Entretien et coût d'utilisation

Un moteur électrique est de conception et de réalisation beaucoup plus simple qu’un moteur thermique. Il ne nécessite ni circuit de refroidissement, ni lubrification complexe, ni mécanisme d’alimentation (injecteur, soupapes), ni démarreur, ni boîte de vitesses, ni embrayage, ni circuit d'air, ni circuit d'échappement. Son coût de fabrication et son entretien sont donc beaucoup plus faibles.

Cependant, il ne faut pas oublier que certains éléments sont très chers (aimants) ou fragiles (batterie haute tension), que les frais d’étude d'implantation des 2 moteurs, d'une batterie en général à 400 V, en projet à 800 V, et que leur répartition des rôles n'est pas encore amortie pour une technologie récente (environ 20 ans), qu’il faut donc s'attendre à financer cette transition technologique encore plus gourmande en formation et en matière grise qu'en outillage.

Croire qu’on va passer d’un garage 100 % thermique à un autre hybride sans efforts humains et financiers est un leurre. En tenir compte pour les décisions politiques et personnelles.

Quant à la consommation, elle est normalement plus faible qu’avec une voiture thermique, car chaque moteur travaille dans les conditions où il est le plus performant, et la réversibilité du moteur électrique évite de gaspiller de l'énergie (et des freins) pour ralentir.

Mais les économies sur le carburant ne compensent pas l’augmentation du coût d’un véhicule aussi complexe.

Bilan général

Il faut bien comprendre le concept de l'hybride pour mieux l'utiliser et ne pas se laisser avoir par des publicités à la limite de la tromperie . Exemple réel "grâce à l'hybride, on roule en ville en électrique plus de la moitié du temps", ce qui est une évidence puisqu'en ville on est à l'arrêt ou à très faible vitesse durant plus de la moitié du temps, et qu'à l'arrêt un moteur électrique ne consomme rien.

Par rapport à l'utilisation d'un seul moteur, thermique ou électrique, l'hybride apporte un confort de conduite et une marge de sécurité importants. Mais même si le bilan en consommation d'énergie est favorable par rapport aux deux techniques de base seules, tant par l'optimisation des ressources de chacune que parce qu'on ne consomme rien à l'arrêt en embouteillage ou à un stop, et qu'on puisse récupérer de l'énergie au freinage grâce à l'électrique, il ne faut pas oublier que TOUTE l'énergie provient du carburant et qu'il coûte cher. Sauf de façon très limitée pour les "hybrides rechargeables" qui, au prix d'une forte augmentation de la masse et du prix de la batterie, donnent une autonomie suffisante pour la vie quotidienne et évitent de passer aussi souvent à la pompe.

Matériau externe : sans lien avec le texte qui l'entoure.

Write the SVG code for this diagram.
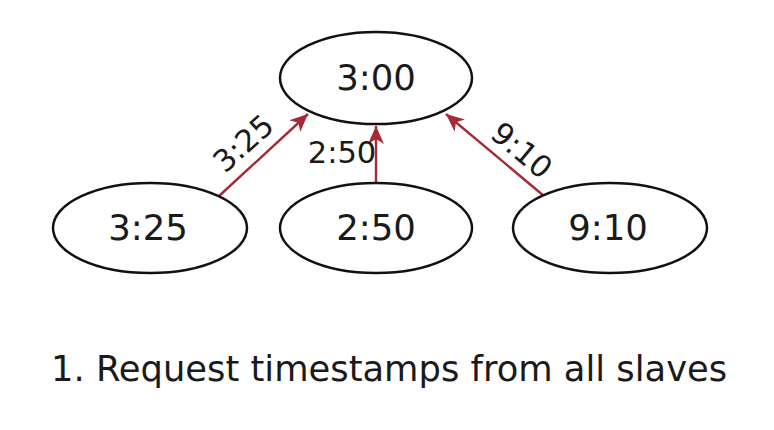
<svg xmlns="http://www.w3.org/2000/svg" width="774" height="430" viewBox="0 0 774 430">
  <defs>
    <style>
      .node ellipse { fill: #ffffff; stroke: #111111; stroke-width: 2.5; }
      .node text { font-family: "DejaVu Sans", Verdana, sans-serif; font-size: 35.5px; fill: #1a1a1a; text-anchor: middle; }
      .edge { stroke: #a52a35; stroke-width: 2.4; fill: none; marker-end: url(#arrow); }
      .elabel { font-family: "DejaVu Sans", Verdana, sans-serif; font-size: 30.5px; fill: #1a1a1a; text-anchor: middle; }
      .caption { font-family: "DejaVu Sans", Verdana, sans-serif; font-size: 35.3px; fill: #1a1a1a; }
    </style>
    <marker id="arrow" markerUnits="userSpaceOnUse" markerWidth="20" markerHeight="18" refX="18" refY="8" orient="auto">
      <path d="M0,0 L18,8 L0,16 L5,8 Z" fill="#a52a35"/>
    </marker>
  </defs>
  <rect width="774" height="430" fill="#ffffff"/>

  <g id="connectors">
    <line class="edge" x1="218" y1="197" x2="308" y2="114"/>
    <line class="edge" x1="376" y1="183" x2="376" y2="126"/>
    <line class="edge" x1="544" y1="196" x2="446" y2="114"/>
    <text class="elabel" transform="translate(243,143) rotate(-42)" y="11">3:25</text>
    <text class="elabel" x="342" y="163">2:50</text>
    <text class="elabel" transform="translate(522,150) rotate(40)" y="11">9:10</text>
  </g>

  <g id="node-master" class="node">
    <ellipse cx="376" cy="78" rx="96" ry="46"/>
    <text x="376" y="90">3:00</text>
  </g>
  <g id="node-slave1" class="node">
    <ellipse cx="150" cy="228" rx="97" ry="45"/>
    <text x="148" y="240">3:25</text>
  </g>
  <g id="node-slave2" class="node">
    <ellipse cx="376" cy="228" rx="96" ry="45"/>
    <text x="376" y="240">2:50</text>
  </g>
  <g id="node-slave3" class="node">
    <ellipse cx="610" cy="228" rx="97" ry="45"/>
    <text x="608" y="240">9:10</text>
  </g>

  <text class="caption" x="51" y="381">1. Request timestamps from all slaves</text>
</svg>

En outre, deux moteurs coûtent plus cher qu'un seul, le système informatique est coûteux et complexe, c'est donc une technologie chère. En revanche, elle donne l'autonomie du moteur thermique, la réserve de puissance instantanée qui nécessiterait un gros moteur thermique gourmand en carburant, un silence dû au fait que le moteur thermique soit de petite taille et change très doucement de régime, et une pollution très faible en ville (Crit’AIR 1).